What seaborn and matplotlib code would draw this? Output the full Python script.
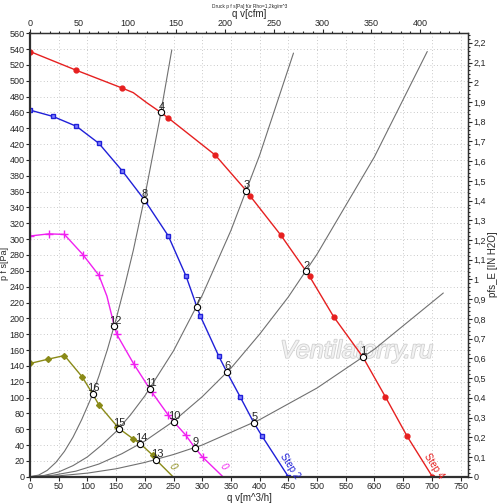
import numpy as np
import pandas as pd
import matplotlib
matplotlib.use('Agg')
import matplotlib.pyplot as plt
import matplotlib.patheffects as pe
from matplotlib.ticker import MultipleLocator, FuncFormatter, FixedLocator
import seaborn as sns

# fan curves (q in m3/h, p in Pa)
red_q = [0, 80, 160, 180, 203, 228, 241, 323, 377, 383, 437, 481, 487, 529, 580, 619, 657, 701]
red_p = [537, 513.5, 491, 485, 472.5, 460, 453, 406, 361, 355, 305, 259.5, 253, 202, 151, 101, 51, 0]
red_mq = [0, 80, 160, 241, 323, 383, 437, 487, 529, 580, 619, 657, 701]
red_mp = [537, 513.5, 491, 453, 406, 355, 305, 253, 202, 151, 101, 51, 0]

blue_q = [0, 40, 81, 120, 161, 199, 241, 272, 291, 297, 329, 343, 366, 390, 404, 450]
blue_p = [463, 455, 442.5, 421, 386, 350, 304, 253, 214, 202.5, 152, 132, 101, 68, 51.5, 0]
blue_mq = [0, 40, 81, 120, 161, 201, 241, 272, 297, 329, 366, 404, 450]
blue_mp = [463, 455, 442.5, 421, 386, 348, 304, 253, 202.5, 152, 101, 51.5, 0]

mag_q = [0, 33, 60, 92, 120, 134, 147, 151, 181, 209, 212, 241, 250, 271, 287, 301, 336]
mag_p = [304, 306.7, 306, 280.6, 254.4, 228, 190, 180, 142, 110.6, 107, 77.7, 69.6, 52.8, 36.7, 24.5, 0]
mag_mq = [0, 33, 60, 92, 120, 151, 181, 212, 241, 271, 301]
mag_mp = [304, 306.7, 306, 280.6, 254.4, 180, 142, 107, 77.7, 52.8, 24.5]

olive_q = [0, 32, 60, 91, 109, 120, 155, 180, 192, 214, 220, 249]
olive_p = [143, 148.5, 153, 126, 104.7, 90.7, 60.8, 47.7, 41.8, 27, 21, 0]
olive_mq = [0, 32, 60, 91, 120, 152, 180, 214]
olive_mp = [143, 148.5, 153, 126, 90.7, 63, 47.7, 27]

# system curves
sysA_q = [0, 15, 30, 45, 60, 75, 90, 105, 120, 135, 150, 165, 180, 200, 225, 247]
sysA_p = [0, 2, 8, 18, 32, 50, 72, 97, 127, 161, 199, 241, 286, 354, 448, 539]
sysB_q = [0, 25, 50, 75, 100, 125, 150, 175, 200, 250, 300, 350, 400, 459]
sysB_p = [0, 1.6, 6, 14, 25, 40, 57, 78, 102, 159, 229, 311, 406, 535]
sysC_q = [0, 40, 80, 120, 160, 200, 250, 300, 350, 400, 450, 500, 600, 692]
sysC_p = [0, 1.8, 7, 16, 29, 45, 70, 101, 137, 180, 227, 281, 404, 537]
sysD_q = [0, 50, 100, 150, 200, 250, 300, 400, 500, 600, 720]
sysD_p = [0, 1.1, 4.5, 10, 18, 28, 40, 72, 112, 161, 232]

# operating points
op_num = list(range(1, 17))
op_q = [580, 481, 377, 228, 390, 343, 291, 199, 287, 250, 209, 147, 220, 192, 155, 109]
op_p = [151, 259.5, 361, 460, 68, 132, 214, 350, 36.7, 69.6, 110.6, 190, 21, 41.8, 60.8, 104.7]

# secondary axis ticks
cfm_ticks = [0, 50, 100, 150, 200, 250, 300, 350, 400]
inh2o_ticks = [0, 0.1, 0.2, 0.3, 0.4, 0.5, 0.6, 0.7, 0.8, 0.9, 1, 1.1, 1.2, 1.3, 1.4, 1.5,
               1.6, 1.7, 1.8, 1.9, 2, 2.1, 2.2]

sns.set_style('white')
plt.rcParams['font.family'] = ['Liberation Sans', 'DejaVu Sans']

fig = plt.figure(figsize=(5, 5.03), dpi=100)
ax = fig.add_axes([0.06, 0.0523, 0.876, 0.8815])

grey = '#707070'
for q, p in [(sysA_q, sysA_p), (sysB_q, sysB_p), (sysC_q, sysC_p), (sysD_q, sysD_p)]:
    sns.lineplot(x=q, y=p, ax=ax, color=grey, lw=0.8, sort=False)

curves = [
    (red_q, red_p, red_mq, red_mp, '#e62020', 'o', 3.5),
    (blue_q, blue_p, blue_mq, blue_mp, '#2020d8', 's', 3.5),
    (mag_q, mag_p, mag_mq, mag_mp, '#f020f0', '+', 6),
    (olive_q, olive_p, olive_mq, olive_mp, '#8a8a18', 'D', 3),
]
for q, p, mq, mp, col, mk, ms in curves:
    sns.lineplot(x=q, y=p, ax=ax, color=col, lw=1.0, sort=False)
    ax.plot(mq, mp, ls='none', marker=mk, ms=ms, color=col, mec=col, mew=1.0,
            markerfacecolor=col if mk != 's' else '#8080ff')

ax.plot(op_q, op_p, ls='none', marker='o', ms=4.5, mfc='white', mec='black', mew=0.8, zorder=5)
for n, q, p in zip(op_num, op_q, op_p):
    ax.annotate(str(n), (q, p), xytext=(0.5, 0.5), textcoords='offset points',
                ha='center', va='bottom', fontsize=8, zorder=6)

ax.text(452, 14, 'Step 2', color='#2020d8', fontsize=7, rotation=-57,
        ha='center', va='center')
ax.text(704, 14, 'Step 4', color='#e62020', fontsize=7, rotation=-57,
        ha='center', va='center')
ax.text(337, 13, '0', color='#f020f0', fontsize=7, rotation=-55, style='italic',
        ha='center', va='center')
ax.text(249, 13, '0', color='#8a8a18', fontsize=7, rotation=-55, style='italic',
        ha='center', va='center')

ax.text(569, 159, 'Ventilatorry.ru', fontsize=18, style='italic', color='#f2f2f2',
        ha='center', va='center', zorder=1,
        path_effects=[pe.withStroke(linewidth=1.2, foreground='#d0d0d0')])

ax.set_xlim(0, 763)
ax.set_ylim(0, 560)
ax.xaxis.set_major_locator(MultipleLocator(50))
ax.xaxis.set_minor_locator(MultipleLocator(10))
ax.yaxis.set_major_locator(MultipleLocator(20))
ax.yaxis.set_minor_locator(MultipleLocator(4))
ax.grid(True, which='major', color='#b8b8b8', lw=0.6, ls=(0, (1, 3)))
ax.tick_params(which='both', direction='out', labelsize=6.5, pad=1, width=0.8)
ax.tick_params(which='major', length=3)
ax.tick_params(which='minor', length=1.5)
ax.tick_params(axis='x', bottom=True)
ax.tick_params(axis='y', left=True)
for s in ax.spines.values():
    s.set_color('#303030')
    s.set_linewidth(1.0)
ax.spines['left'].set_linewidth(1.6)
ax.spines['bottom'].set_linewidth(1.6)

ax.set_xlabel('q v[m^3/h]', fontsize=7)
ax.set_ylabel('p f s[Pa]', fontsize=6.5)
ax.xaxis.set_label_coords(0.5, -0.037)
ax.yaxis.set_label_coords(-0.047, 0.48)

top = ax.secondary_xaxis('top', functions=(lambda x: x / 1.699, lambda x: x * 1.699))
top.xaxis.set_major_locator(FixedLocator(cfm_ticks))
top.xaxis.set_minor_locator(FixedLocator(list(range(0, 450, 10))))
top.tick_params(which='both', direction='out', labelsize=6.5, pad=1, width=0.8)
top.tick_params(which='major', length=3)
top.tick_params(which='minor', length=1.5)
top.set_xlabel('q v[cfm]', fontsize=7)
top.xaxis.set_label_coords(0.5, 1.037, transform=ax.transAxes)

right = ax.secondary_yaxis('right', functions=(lambda y: y / 249.09, lambda y: y * 249.09))
right.yaxis.set_major_locator(FixedLocator(inh2o_ticks))
right.yaxis.set_minor_locator(MultipleLocator(0.02))
right.yaxis.set_major_formatter(FuncFormatter(lambda v, _: f'{v:.1f}'.rstrip('0').rstrip('.').replace('.', ',')))
right.tick_params(which='both', direction='out', labelsize=6.5, pad=1, width=0.8)
right.tick_params(which='major', length=3)
right.tick_params(which='minor', length=1.5)
right.set_ylabel('pfs_E [IN H2O]', fontsize=7, rotation=90, va='center', ha='center')
right.yaxis.set_label_coords(1.056, 0.48, transform=ax.transAxes)

fig.text(0.5, 0.988, 'Druck p f s[Pa] für Rho=1,2kg/m^3', fontsize=3.5, ha='center', va='center')

fig.savefig('out.png', dpi=100)
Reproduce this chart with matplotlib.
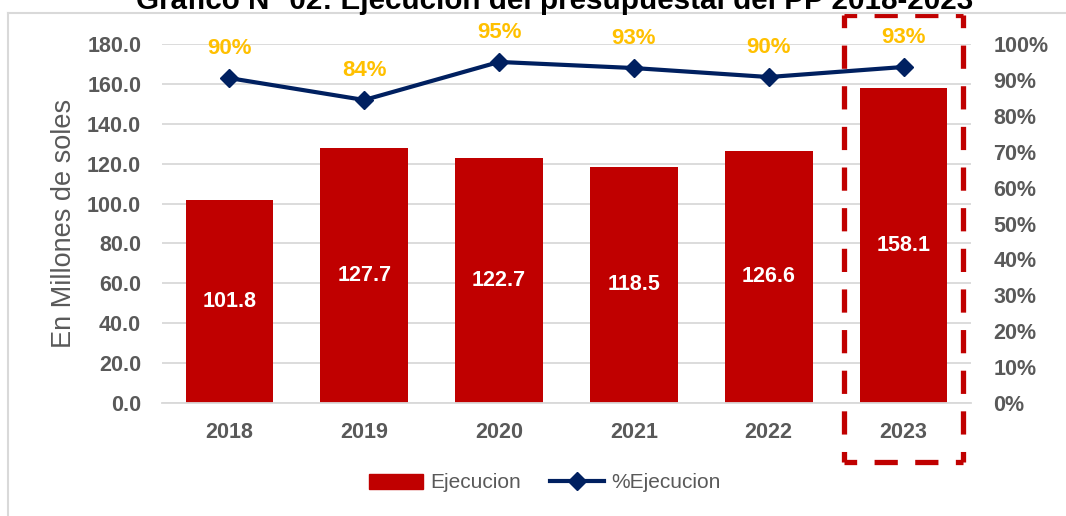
import matplotlib.pyplot as plt
from matplotlib.patches import Rectangle
from matplotlib.lines import Line2D
import numpy as np

# datos del grafico
years = ['2018', '2019', '2020', '2021', '2022', '2023']
ejecucion = [101.8, 127.7, 122.7, 118.5, 126.6, 158.1]
pct_ejecucion = [0.905, 0.844, 0.950, 0.933, 0.908, 0.936]
pct_labels = ['90%', '84%', '95%', '93%', '90%', '93%']
left_ticks = [0, 20, 40, 60, 80, 100, 120, 140, 160, 180]
right_ticks = [0, 0.1, 0.2, 0.3, 0.4, 0.5, 0.6, 0.7, 0.8, 0.9, 1.0]

plt.rcParams['font.family'] = ['Liberation Sans', 'DejaVu Sans']

red = '#C00000'
navy = '#002060'
gold = '#FFC000'
gray = '#595959'
grid = '#D9D9D9'

fig = plt.figure(figsize=(10.66, 5.16), dpi=100)
ax = fig.add_axes([162/1066, 1 - 403/516, 809/1066, 359/516])
x = np.arange(len(years))

ax.bar(x, ejecucion, width=0.65, color=red, zorder=2)
for xi, v in zip(x, ejecucion):
	ax.text(xi, v / 2, '%.1f' % v, ha='center', va='center', color='white',
		fontsize=15.5, fontweight='bold', zorder=3)

ax.set_xlim(-0.5, 5.5)
ax.set_ylim(0, 180)
ax.set_yticks(left_ticks)
ax.set_yticklabels(['%.1f' % t for t in left_ticks])
ax.set_xticks(x)
ax.set_xticklabels(years)
ax.yaxis.grid(True, color=grid, linewidth=1.3, zorder=0)
ax.set_axisbelow(True)
for s in ['top', 'left', 'right']:
	ax.spines[s].set_visible(False)
ax.spines['bottom'].set_color(grid)
ax.spines['bottom'].set_linewidth(1.3)
ax.tick_params(axis='both', length=0, labelsize=15.5, labelcolor=gray)
ax.tick_params(axis='y', pad=15)
ax.tick_params(axis='x', pad=14)
for lab in ax.get_xticklabels() + ax.get_yticklabels():
	lab.set_fontweight('bold')
ax.set_ylabel('En Millones de soles', fontsize=19.5, color=gray, labelpad=7)

# eje secundario
ax2 = ax.twinx()
ax2.set_ylim(0, 1.0)
ax2.set_yticks(right_ticks)
ax2.set_yticklabels(['%d%%' % round(t * 100) for t in right_ticks])
for s in ax2.spines.values():
	s.set_visible(False)
ax2.tick_params(axis='y', length=0, labelsize=15.5, labelcolor=gray, pad=16)
for lab in ax2.get_yticklabels():
	lab.set_fontweight('bold')
ax2.plot(x, pct_ejecucion, color=navy, linewidth=3, marker='D', markersize=9, zorder=4)
for xi, p, lab in zip(x, pct_ejecucion, pct_labels):
	ax2.annotate(lab, (xi, p), xytext=(0, 14), textcoords='offset points',
		ha='center', va='bottom', color=gold, fontsize=16, fontweight='bold')

# recuadro punteado 2023 (cada lado por separado)
x0, x1 = 4.555, 5.44
y0, y1 = -29.6, 194.5
dash = (2, (4.4, 3.3))
for xs, ys in [([x0, x1], [y1, y1]), ([x0, x1], [y0, y0]),
		([x0, x0], [y1, y0]), ([x1, x1], [y1, y0])]:
	ax.plot(xs, ys, color=red, linewidth=3.8, linestyle=dash,
		solid_capstyle='butt', dash_capstyle='butt', clip_on=False, zorder=5)

# borde del area del grafico
fig.add_artist(Line2D([8/1066, 1], [1 - 13/516, 1 - 13/516], color=grid, linewidth=1.5))
fig.add_artist(Line2D([8/1066, 8/1066], [0, 1 - 13/516], color=grid, linewidth=1.5))

fig.text(555/1066, 1 - 9/516, 'Gráfico N° 02: Ejecución del presupuestal del PP 2018-2023',
	ha='center', va='baseline', fontsize=21.3, fontweight='bold', color='black')

handles = [Rectangle((0, 0), 1, 1, color=red),
	Line2D([], [], color=navy, linewidth=3, marker='D', markersize=9)]
fig.legend(handles, ['Ejecucion', '%Ejecucion'], loc='center', bbox_to_anchor=(545/1066, 1 - 483/516),
	ncol=2, frameon=False, fontsize=15, labelcolor=gray, handlelength=2.6,
	handletextpad=0.35, columnspacing=1.4)

fig.savefig('out.png', dpi=100)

→ **WORK TO COMPLETE**: Lines of the material that contain the word "this" are to be gathered.

→ **EXERCISE OUTPUT**:
What seaborn and matplotlib code would draw this? Output the full Python script.
Reproduce this chart with matplotlib.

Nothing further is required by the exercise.